Mr. JARED SEEBERG (The Stanford Group): And this addresses one of those unknowns by saying that the lender would get to participate in the upside through the holding of this certificate. Is it a panacea to all of the housing problems? Of course not. It's addressing a problem of people who have negative equity in their home that a lot of the other initiatives announced so far haven't addressed.

SCOTT: And this negative equity is poised to get a lot worse when a lot of what are known as Payment Option R mortgages begin to reset within the next year or so. So you've got falling property values on one hand and ballooning mortgages on the other. Seeberg says the industry knows it needs to do something and this is the most attractive plan yet.
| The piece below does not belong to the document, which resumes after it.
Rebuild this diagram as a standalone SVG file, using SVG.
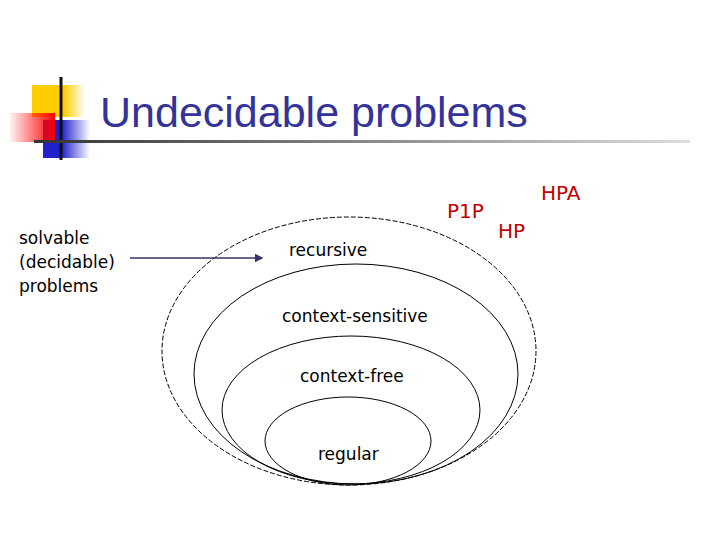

CHADWICK: Amy, you know we're going to hear from a couple of cities about tackling the problem of abandoned houses, and I'm just wondering how this new federal proposal is going to fit in with other rescue plans that are in the works.

SCOTT: Well, it's likely to be just a piece of the solution. And I should say if it gets approved. The Treasury Department is working on a voluntary plan to freeze interest rates for some borrowers. And probably the biggest proposal right now is coming from Democrats who want to amend the bankruptcy code to cover mortgages. That's something the industry is fighting vigorously and may be another incentive to get them onboard with this latest plan.

CHADWICK: Amy, thank you. Amy Scott of public radio's daily business show, MARKETPLACE.